As soon as Bing came out, it was important for me to try and find as many ways to take advantage of any new technology that they use on the site. The first and possibly most obvious difference between Bing and other search engines (including previous incarnations of MSN search) is the preview panel. I was initially very excited by the preview panel for a number of reasons, perhaps most importantly for Bing, the preview pane is keeping a user on their page for a little bit longer and users are contributing a measurable interaction with the interface, now they can measure not only time spent on the site but “hovers” and click-throughs.

Enough about Bing though, what does it do for your website? It is another way to interface with a customer and re-inforce a message or theme, it is also useful for the users to help them get a little bit more information before they decide where to go.  This is where the micro-optimisation becomes important.
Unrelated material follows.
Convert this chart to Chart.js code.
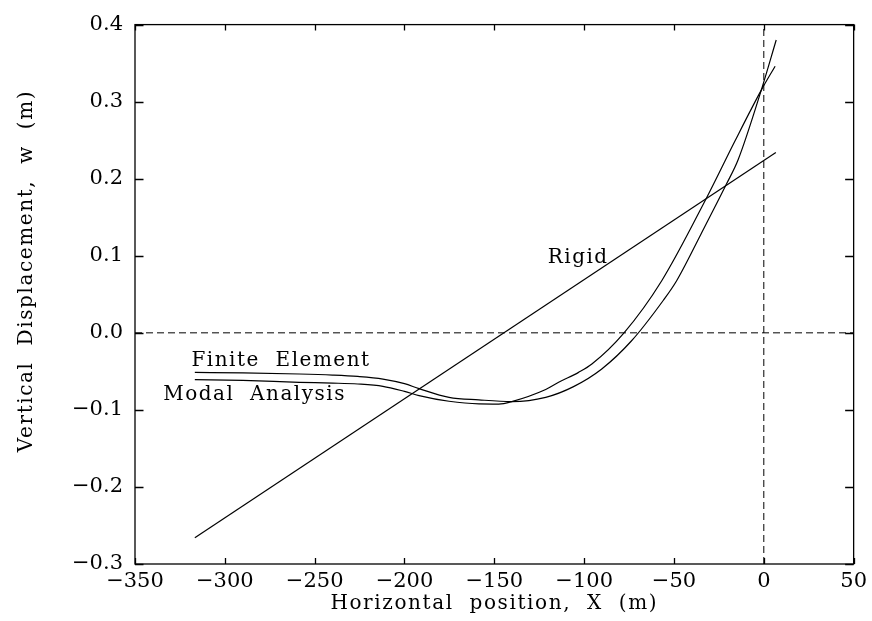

The first thing I did when i saw the preview panes was to figure out where it was coming from. It didn’t take me too long, there doesn’t seem to be a consistent pattern but, on the whole,  it appears that the snippets are coming from the first or second paragraph of the site. This looked like a brilliant opportunity to add some juicy content. I did some digging and there are a lot of sites that are missing an opportunity to engage…

http://www.bing.com/search?q=porsche&go=&form=QBRE&filt=all&qs=n

porsche

Porsche for instance, there is some lovely preview pane action there… All those kilowatts – nowhere to go!

I decided to see how easy it would be to change the snippet text on the Tamar homepage

before2

I added the letters SEO after the phrase search engine optimisation, and started writing this post. That was a month ago. As you can see, the new snippet is live and optimised. This might not be a shining example of Bing micro-optimisation but it serves to illustrate that little changes to the words on your site can have an impact on your user engagement. It also proves to illustrate that Bing is a wee bit slower on the crawl.

after2

It is also a logical conclusion that the area where this text was pulled from what Bing thinks is the most  valuable area of the page – time to move in some keywords don’t you think…

Key Points:

  • The Bing preview pane is a customisable way to engage with your customers.
  • The preview pane gets its snippets from the most “valuable” real estate on the page
  • If your snippet is garbage – your page can do with a bit of micro optimisation.

These are the small opportunities that I call micro-optimisation, tiny actions that don’t really contribute on their own, but when they are all added up – contribute more than all the big factors.